There are several benefits that come with the new administration’s change of course. Domestic coal is available in abundance and at a low, stable price, offering a cost-effective replacement for off-shore oil and creating blue-collar and white-collar jobs in some of the most economically-depressed communities in the United States. In 2004, direct employment in the coal industry approached 100,000, with indirect employment at least doubling that. In Ohio alone, coal directly or indirectly created good-paying jobs for 33,000 people, and Ohio is not the nation’s largest coal producer.

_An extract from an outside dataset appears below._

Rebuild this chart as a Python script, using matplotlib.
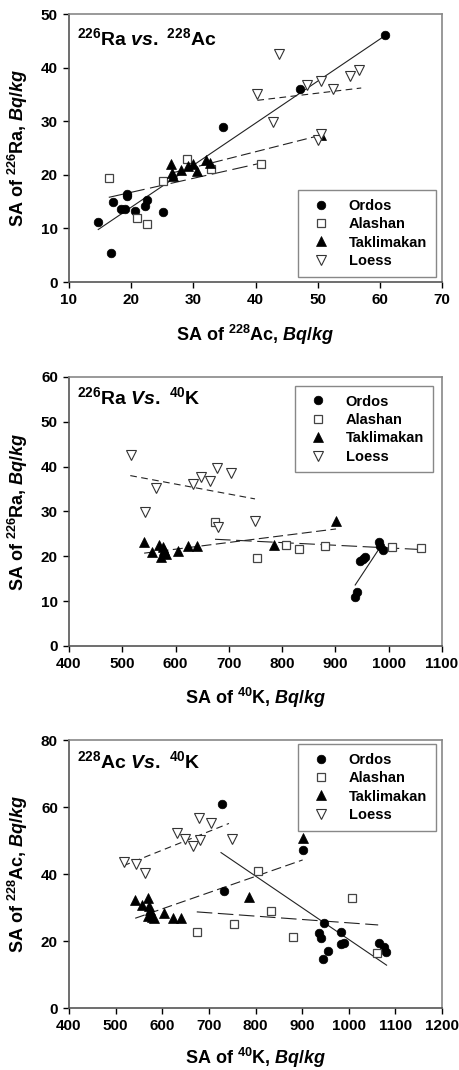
import matplotlib as mpl
mpl.use('Agg')
from matplotlib import pyplot as plt

plt.rcParams['font.family'] = 'Liberation Sans'
plt.rcParams['font.weight'] = 'bold'
plt.rcParams['axes.labelweight'] = 'bold'
plt.rcParams['mathtext.fontset'] = 'custom'
plt.rcParams['mathtext.rm'] = 'Liberation Sans:bold'
plt.rcParams['mathtext.bf'] = 'Liberation Sans:bold'
plt.rcParams['mathtext.it'] = 'Liberation Sans:italic:bold'
plt.rcParams['mathtext.default'] = 'bf'

groups = ['Ordos', 'Alashan', 'Taklimakan', 'Loess']

# panel 1: 228Ac (x) vs 226Ra (y)
ordos_ac_1 = [14.7, 16.8, 17.0, 18.3, 19.0, 19.3, 19.4, 20.6, 22.2, 22.6, 25.1, 34.8, 47.2, 60.9]
ordos_ra_1 = [11.2, 5.4, 15.0, 13.7, 13.6, 16.5, 16.1, 13.3, 14.2, 15.3, 13.1, 28.9, 36.1, 46.1]
alashan_ac_1 = [16.4, 21.0, 22.5, 25.1, 28.9, 32.8, 40.9]
alashan_ra_1 = [19.5, 11.9, 10.8, 18.9, 23.0, 21.0, 22.0]
takla_ac_1 = [26.4, 26.6, 26.8, 28.0, 29.2, 30.0, 30.6, 32.0, 32.6, 50.5]
takla_ra_1 = [22.0, 20.4, 19.7, 20.9, 21.7, 22.0, 20.8, 22.8, 22.3, 27.4]
loess_ac_1 = [40.2, 42.8, 43.8, 48.3, 50.0, 50.6, 50.6, 52.4, 55.2, 56.7]
loess_ra_1 = [35.0, 29.8, 42.5, 36.8, 26.5, 27.7, 37.5, 36.1, 38.5, 39.5]
fit_x_1 = [[14.7, 61.0], [16.4, 40.9], [26.4, 50.5], [40.3, 57.0]]
fit_y_1 = [[9.8, 46.1], [15.8, 22.2], [20.3, 27.4], [33.9, 36.2]]

# panel 2: 40K (x) vs 226Ra (y)
ordos_k_2 = [936, 941, 946, 952, 956, 982, 984, 990]
ordos_ra_2 = [10.9, 12.0, 19.0, 19.5, 19.8, 23.1, 22.3, 21.3]
alashan_k_2 = [674, 753, 807, 832, 881, 1007, 1060]
alashan_ra_2 = [27.6, 19.6, 22.5, 21.6, 22.3, 22.0, 21.9]
takla_k_2 = [541, 556, 569, 572, 576, 579, 582, 604, 623, 640, 784, 901]
takla_ra_2 = [23.1, 20.9, 22.6, 19.9, 22.0, 21.3, 20.5, 21.2, 22.2, 22.2, 22.5, 27.9]
loess_k_2 = [516, 543, 563, 632, 647, 665, 678, 680, 704, 749]
loess_ra_2 = [42.5, 29.9, 35.2, 36.1, 37.6, 36.9, 39.7, 26.6, 38.6, 27.9]
fit_x_2 = [[937, 982], [674, 1062], [541, 901], [515, 749]]
fit_y_2 = [[13.6, 21.7], [23.8, 21.5], [20.7, 26.1], [38.0, 32.8]]

# panel 3: 40K (x) vs 228Ac (y)
ordos_k_3 = [728, 733, 901, 936, 940, 945, 946, 955, 983, 983, 990, 1064, 1075, 1080]
ordos_ac_3 = [61.0, 35.0, 47.2, 22.5, 20.8, 14.6, 25.3, 17.1, 22.6, 19.0, 19.5, 19.5, 18.3, 16.8]
alashan_k_3 = [674, 754, 806, 833, 881, 1007, 1061]
alashan_ac_3 = [22.6, 25.1, 40.9, 28.9, 21.1, 32.9, 16.5]
takla_k_3 = [542, 556, 569, 572, 574, 570, 579, 583, 604, 622, 640, 785, 901]
takla_ac_3 = [32.2, 30.9, 32.7, 30.4, 29.4, 27.5, 27.3, 27.0, 28.4, 26.8, 26.8, 33.0, 50.8]
loess_k_3 = [517, 544, 563, 632, 649, 665, 679, 680, 704, 749]
loess_ac_3 = [43.7, 42.9, 40.2, 52.3, 50.6, 48.4, 56.6, 50.1, 55.1, 50.4]
fit_x_3 = [[726, 1081], [674, 1063], [542, 901], [517, 743]]
fit_y_3 = [[46.4, 12.8], [28.7, 24.8], [26.8, 44.2], [42.5, 55.1]]

markers = [dict(marker='o', ms=6.2, mfc='black', mec='black', mew=0.5),
           dict(marker='s', ms=5.6, mfc='white', mec='#444444', mew=0.9),
           dict(marker='^', ms=6.6, mfc='black', mec='black', mew=0.5),
           dict(marker='v', ms=6.8, mfc='white', mec='#333333', mew=0.8)]
fit_styles = [dict(ls='-'), dict(dashes=(14, 5)), dict(dashes=(9, 4)), dict(dashes=(6, 4))]

fig = plt.figure(figsize=(4.6, 10.7), dpi=100)


def panel(rect, data, fits_x, fits_y, xlim, xticks, ylim, yticks, title, ty, xlabel, ylabel,
          leg_loc, leg_anchor, xpad):
    ax = fig.add_axes(rect)
    for (x, y), m, g in zip(data, markers, groups):
        ax.plot(x, y, ls='none', label=g, zorder=3, **m)
    for fx, fy, st in zip(fits_x, fits_y, fit_styles):
        ax.plot(fx, fy, color='#222222', lw=0.8, zorder=2, **st)
    ax.set_xlim(xlim)
    ax.set_ylim(ylim)
    ax.set_xticks(xticks)
    ax.set_yticks(yticks)
    ax.tick_params(direction='out', length=4, width=1, labelsize=11, top=False, right=False, pad=4)
    for lab in ax.get_xticklabels() + ax.get_yticklabels():
        lab.set_fontweight('bold')
    for s in ['top', 'right']:
        ax.spines[s].set_color('#888888')
    for s in ['left', 'bottom']:
        ax.spines[s].set_color('#555555')
    for s in ax.spines.values():
        s.set_linewidth(1.2)
    ax.set_xlabel(xlabel, fontsize=13, fontweight='bold', labelpad=xpad)
    ax.set_ylabel(ylabel, fontsize=13, fontweight='bold', labelpad=8)
    ax.text(0.022, ty, title, transform=ax.transAxes, fontsize=14, fontweight='bold', va='baseline', ha='left')
    leg = ax.legend(loc=leg_loc, bbox_to_anchor=leg_anchor, fontsize=10.5, frameon=True, fancybox=False,
                    edgecolor='#888888', framealpha=1, labelspacing=0.3, handletextpad=0.9,
                    borderpad=0.6, handlelength=2.0, borderaxespad=0)
    leg.get_frame().set_linewidth(1.0)
    return ax


unit = r'$\mathit{Bq}$/$\mathit{kg}$'

panel([0.15, 0.7364, 0.811, 0.2505],
      [(ordos_ac_1, ordos_ra_1), (alashan_ac_1, alashan_ra_1), (takla_ac_1, takla_ra_1), (loess_ac_1, loess_ra_1)],
      fit_x_1, fit_y_1, (10, 70), range(10, 71, 10), (0, 50), range(0, 51, 10),
      r'$^{226}$Ra $\mathit{vs.}$ $^{228}$Ac', 0.884,
      r'SA of $^{228}$Ac, ' + unit, r'SA of $^{226}$Ra, ' + unit,
      'lower right', (0.983, 0.02), 11)

panel([0.15, 0.3963, 0.811, 0.2514],
      [(ordos_k_2, ordos_ra_2), (alashan_k_2, alashan_ra_2), (takla_k_2, takla_ra_2), (loess_k_2, loess_ra_2)],
      fit_x_2, fit_y_2, (400, 1100), range(400, 1101, 100), (0, 60), range(0, 61, 10),
      r'$^{226}$Ra $\mathit{Vs.}$ $^{40}$K', 0.90,
      r'SA of $^{40}$K, ' + unit, r'SA of $^{226}$Ra, ' + unit,
      'upper right', (0.975, 0.967), 11)

panel([0.15, 0.0579, 0.811, 0.2505],
      [(ordos_k_3, ordos_ac_3), (alashan_k_3, alashan_ac_3), (takla_k_3, takla_ac_3), (loess_k_3, loess_ac_3)],
      fit_x_3, fit_y_3, (400, 1200), range(400, 1201, 100), (0, 80), range(0, 81, 20),
      r'$^{228}$Ac $\mathit{Vs.}$ $^{40}$K', 0.894,
      r'SA of $^{40}$K, ' + unit, r'SA of $^{228}$Ac, ' + unit,
      'upper right', (0.983, 0.985), 9)

fig.savefig('out.png', dpi=100)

Coal has also become a major export, helping to reduce balance-of-trade issues. This recently made headlines as China — pressuring North Korea toward a more rational foreign policy — suspended coal imports from North Korea, replacing them with increased imports of US coal. Coal-fueled industrialization has, in China and India alone, raised as many as one billion people out of crushing poverty. This has been the fastest rise in human well-being in history.

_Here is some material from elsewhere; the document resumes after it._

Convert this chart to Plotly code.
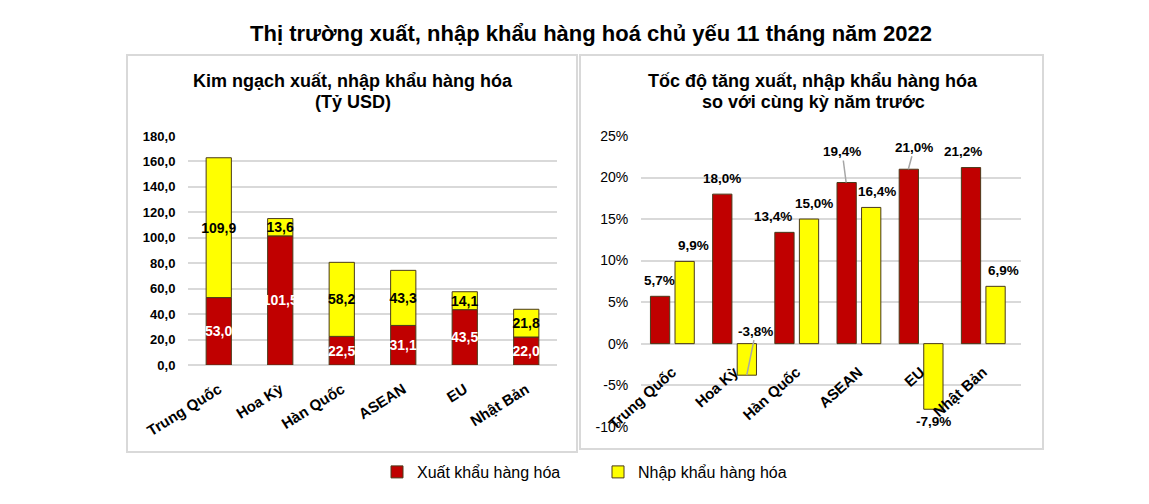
import plotly.graph_objects as go

categories = ["Trung Quốc", "Hoa Kỳ", "Hàn Quốc", "ASEAN", "EU", "Nhật Bản"]
export_value = [53.0, 101.5, 22.5, 31.1, 43.5, 22.0]
import_value = [109.9, 13.6, 58.2, 43.3, 14.1, 21.8]
export_growth = [5.7, 18.0, 13.4, 19.4, 21.0, 21.2]
import_growth = [9.9, -3.8, 15.0, 16.4, -7.9, 6.9]

left_ticks = [0, 20, 40, 60, 80, 100, 120, 140, 160, 180]
right_ticks = [-10, -5, 0, 5, 10, 15, 20, 25]
right_ticktext = ["-10%", "-5%", "0%", "5%", "10%", "15%", "20%", "25%"]

series_names = ["Xuất khẩu hàng hóa", "Nhập khẩu hàng hóa"]
title_main = "Thị trường xuất, nhập khẩu hàng hoá chủ yếu 11 tháng năm 2022"
title_left = ["Kim ngạch xuất, nhập khẩu hàng hóa", "(Tỷ USD)"]
title_right = ["Tốc độ tăng xuất, nhập khẩu hàng hóa", "so với cùng kỳ năm trước"]

# label styling (offsets in px): leader-line labels and small nudges
leader_labels = {("export", 3): (-4, -31), ("export", 4): (6, -22), ("import", 1): (9, -44)}
label_nudge = {("import", 0): 9, ("export", 2): -11, ("import", 2): 5,
               ("import", 3): 6, ("export", 5): -8, ("import", 5): 8}

RED = "#C00000"
YEL = "#FFFF00"
GRID = "#d9d9d9"
OUTLINE = "#4a3a1a"
FONT = "Liberation Sans, Arial"
W, H = 1149, 504


def fmt(v, suffix=""):
    return f"{v:.1f}".replace(".", ",") + suffix


def px_x(p):
    return p / W


def px_y(p):
    return 1 - p / H


fig = go.Figure()

# Left chart: stacked bars
fig.add_trace(go.Bar(
    x=categories, y=export_value, name=series_names[0],
    marker=dict(color=RED, line=dict(color=OUTLINE, width=1)),
    width=0.41, offset=-0.205,
    text=[fmt(v) for v in export_value], textposition="inside",
    insidetextanchor="middle", constraintext="none", textangle=0,
    textfont=dict(color="white", size=14, family=FONT, weight="bold"),
    xaxis="x", yaxis="y", legendgroup="e", hoverinfo="skip",
))
fig.add_trace(go.Bar(
    x=categories, y=import_value, base=export_value, name=series_names[1],
    marker=dict(color=YEL, line=dict(color=OUTLINE, width=1)),
    width=0.41, offset=-0.205,
    text=[fmt(v) for v in import_value], textposition="inside",
    insidetextanchor="middle", constraintext="none", textangle=0,
    textfont=dict(color="black", size=14, family=FONT, weight="bold"),
    xaxis="x", yaxis="y", legendgroup="i", hoverinfo="skip",
))

# Right chart: grouped bars
fig.add_trace(go.Bar(
    x=categories, y=export_growth, name=series_names[0], showlegend=False,
    marker=dict(color=RED, line=dict(color=OUTLINE, width=1)),
    width=0.31, offset=-0.348,
    xaxis="x2", yaxis="y2", legendgroup="e", hoverinfo="skip",
))
fig.add_trace(go.Bar(
    x=categories, y=import_growth, name=series_names[1], showlegend=False,
    marker=dict(color=YEL, line=dict(color=OUTLINE, width=1)),
    width=0.31, offset=0.047,
    xaxis="x2", yaxis="y2", legendgroup="i", hoverinfo="skip",
))

annotations = []
lab_font = dict(size=13.5, family=FONT, color="black", weight="bold")
for s, vals, bshift in (("export", export_growth, -12.5), ("import", import_growth, 12.5)):
    for i, v in enumerate(vals):
        key = (s, i)
        if key in leader_labels:
            ax, ay = leader_labels[key]
            annotations.append(dict(
                x=categories[i], y=v, xref="x2", yref="y2", xshift=bshift,
                text=fmt(v, "%"), showarrow=True, arrowhead=0, arrowwidth=1.5,
                arrowcolor="#a6a6a6", ax=ax, ay=ay, standoff=0, font=lab_font,
            ))
        else:
            annotations.append(dict(
                x=categories[i], y=v, xref="x2", yref="y2",
                xshift=bshift + label_nudge.get(key, 0),
                yshift=16 if v >= 0 else -12,
                text=fmt(v, "%"), showarrow=False, xanchor="center",
                yanchor="middle", font=lab_font,
            ))

for cx, lines in ((353, title_left), (813, title_right)):
    for k, line in enumerate(lines):
        annotations.append(dict(
            x=px_x(cx), y=px_y(81 + 21 * k), xref="paper", yref="paper",
            showarrow=False, text=line, xanchor="center", yanchor="middle",
            font=dict(size=18, family=FONT, color="black", weight="bold"),
        ))

shapes = [
    dict(type="rect", xref="paper", yref="paper", x0=px_x(127), x1=px_x(577),
         y0=px_y(452), y1=px_y(55), line=dict(color=GRID, width=2), layer="below"),
    dict(type="rect", xref="paper", yref="paper", x0=px_x(580), x1=px_x(1043),
         y0=px_y(449), y1=px_y(55), line=dict(color=GRID, width=2), layer="below"),
]

ydom = [px_y(365), px_y(136)]
ydom2 = [px_y(426.7), px_y(136)]
rng2 = [-10, 25]
zero_pos = ydom2[0] + (0 - rng2[0]) / (rng2[1] - rng2[0]) * (ydom2[1] - ydom2[0])

fig.update_layout(
    width=W, height=H, margin=dict(l=0, r=0, t=0, b=0, autoexpand=False),
    paper_bgcolor="white", plot_bgcolor="white",
    barmode="overlay", separators=",.",
    font=dict(family=FONT, color="black"),
    title=dict(text=title_main, x=px_x(591), xanchor="center", y=px_y(33),
               yanchor="middle", yref="container", automargin=False,
               font=dict(size=22, family=FONT, color="black", weight="bold")),
    xaxis=dict(domain=[px_x(188), px_x(557)], anchor="y", tickangle=-32,
               tickfont=dict(size=15, family=FONT, weight="bold"),
               ticks="outside", ticklen=9, tickcolor="rgba(0,0,0,0)",
               showgrid=False, showline=False, automargin=False),
    yaxis=dict(domain=ydom, range=[0, 180], tickvals=left_ticks, tickformat=".1f",
               tickfont=dict(size=13, family=FONT, weight="bold"),
               ticks="outside", ticklen=9, tickcolor="rgba(0,0,0,0)",
               gridcolor=GRID, gridwidth=2, zeroline=True, zerolinecolor=GRID,
               zerolinewidth=2, showline=False, automargin=False),
    xaxis2=dict(domain=[px_x(641), px_x(1021)], anchor="free", position=zero_pos,
                tickangle=-42, tickfont=dict(size=15, family=FONT, weight="bold"),
                ticks="outside", ticklen=13, tickcolor="rgba(0,0,0,0)",
                showgrid=False, showline=False, automargin=False),
    yaxis2=dict(domain=ydom2, range=rng2, anchor="x2", tickvals=right_ticks,
                ticktext=right_ticktext, tickfont=dict(size=14, family=FONT),
                ticks="outside", ticklen=9, tickcolor="rgba(0,0,0,0)",
                gridcolor=GRID, gridwidth=2, zeroline=True, zerolinecolor=GRID,
                zerolinewidth=2, showline=False, automargin=False),
    legend=dict(orientation="h", x=px_x(377), y=px_y(472), xanchor="left",
                yanchor="middle", font=dict(size=16, family=FONT),
                entrywidth=176, entrywidthmode="pixels", traceorder="normal",
                bgcolor="rgba(0,0,0,0)"),
    annotations=annotations, shapes=shapes, showlegend=True,
)

fig.write_html("out.html")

However, with India still needing to extend electricity to 300,000,000 residents, clean coal technologies are imperative. Fortunately, India has become a world leader in creating these solutions, some of which have yet to make it into the United States. The Indian approach embraces both supercritical/ultra-supercritical and carbon-capture coal-fired powerplants. As India’s Energy Minster Piyush Goyal confirmed, upgrading 40 gigawatts of aging thermal plant capacity with modern supercritical plants will generate “savings that will be far greater than possibly the 100,000 megawatts of solar power that we will be generating.”

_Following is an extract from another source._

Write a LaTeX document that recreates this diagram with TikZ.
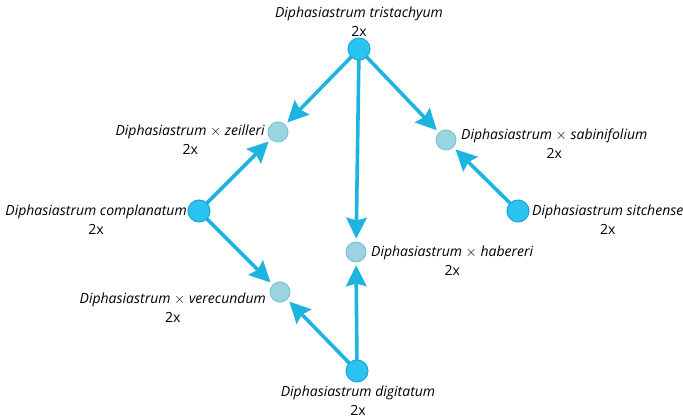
\documentclass[tikz,border=0pt]{standalone}
\usepackage{fontspec}
\setmainfont{Open Sans}
\usetikzlibrary{arrows.meta}
\definecolor{parentfill}{HTML}{2BC3EF}
\definecolor{parentdraw}{HTML}{1BA6D6}
\definecolor{childfill}{HTML}{9AD4E2}
\definecolor{childdraw}{HTML}{80C2D2}
\definecolor{arrowcol}{HTML}{1DB4E2}
\begin{document}
\begin{tikzpicture}[x=1pt,y=-1pt,
  parent/.style={circle,fill=parentfill,draw=parentdraw,line width=1pt,minimum size=22pt,inner sep=0pt},
  child/.style={circle,fill=childfill,draw=childdraw,line width=1pt,minimum size=20pt,inner sep=0pt},
  lab/.style={align=center,inner sep=0pt,font=\fontsize{14}{19}\selectfont\itshape},
  cross/.style={draw=arrowcol,line width=3.6pt,
    -{Stealth[length=21pt,width=21pt,inset=3pt,line width=0.6pt,fill=arrowcol,color=arrowcol]},shorten >=3pt}]
\useasboundingbox (0,0) rectangle (683,419);
% nodes
\node[child] (zei) at (278,132) {};
\node[child] (sab) at (446,140) {};
\node[child] (hab) at (356,252) {};
\node[child] (ver) at (280,292) {};
% arrows (behind parents)
\coordinate (Tc) at (359,49);
\coordinate (Cc) at (199,211);
\coordinate (Sc) at (518,211);
\coordinate (Dc) at (357,371);
\draw[cross] (Tc) -- (zei);
\draw[cross] (Tc) -- (sab);
\draw[cross] (Tc) -- (hab);
\draw[cross] (Cc) -- (zei);
\draw[cross] (Cc) -- (ver);
\draw[cross] (Sc) -- (sab);
\draw[cross] (Dc) -- (hab);
\draw[cross] (Dc) -- (ver);
\node[parent] (tri) at (Tc) {};
\node[parent] (com) at (Cc) {};
\node[parent] (sit) at (Sc) {};
\node[parent] (dig) at (Dc) {};
% labels
\node[lab] (ltri) at (359,22) {Diphasiastrum tristachyum\\\upshape 2x};
\node[lab,anchor=east] (lzei) at (265,140) {Diphasiastrum $\times$ zeilleri\\\upshape 2x};
\node[lab,anchor=west] (lsab) at (461,144) {Diphasiastrum $\times$ sabinifolium\\\upshape 2x};
\node[lab,anchor=east] (lcom) at (187,220) {Diphasiastrum complanatum\\\upshape 2x};
\node[lab,anchor=west] (lsit) at (532,220) {Diphasiastrum sitchense\\\upshape 2x};
\node[lab,anchor=west] (lhab) at (371,261) {Diphasiastrum $\times$ habereri\\\upshape 2x};
\node[lab,anchor=east] (lver) at (266,308) {Diphasiastrum $\times$ verecundum\\\upshape 2x};
\node[lab] (ldig) at (358,401) {Diphasiastrum digitatum\\\upshape 2x};
\end{tikzpicture}
\end{document}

Exploring innovative ways of using the captured carbon dioxide, a private-sector Indian coal-fired plant — the first to run profitably without government subsidies — is using the CO2 to create useful products. In Tuticorin, India, a power plant is using captured CO2 to create baking soda as a profitable and edible byproduct of energy production and has the capacity of capturing as much as 66,000 tons of CO2 gas each year.

Recognizing this offshore technology leadership, American congressional leaders, along with Perry, have begun face-to-face meetings with Indian energy officials, exploring ways that Indian clean-energy technology can be brought to the United States while America’s coal and natural gas are exported to India’s energy-starved industries.  

America isn’t the only country seeking clean coal solutions. By opening our doors to clean coal production and use, though, we are taking a leadership position in the international effort to reduce coal emissions while providing enhanced energy supplies to developing nations.

That’s why Secretary Perry is reaching out to India. As Senator Joe Manchin wrote earlier this month, “India will continue to build additional coal-fired capacity. That is a reality that we should consider an opportunity… it makes good sense that the United States leads in bringing clean coal technology to commercialization — and exports that technology to the rest of the world.”

 

Denny Weddle has actively supported alternative energy for 25 years. He owns D3 Marketing & Advertising, which promotes a wide variety of clients in Las Vegas, Nev., and throughout the U.S.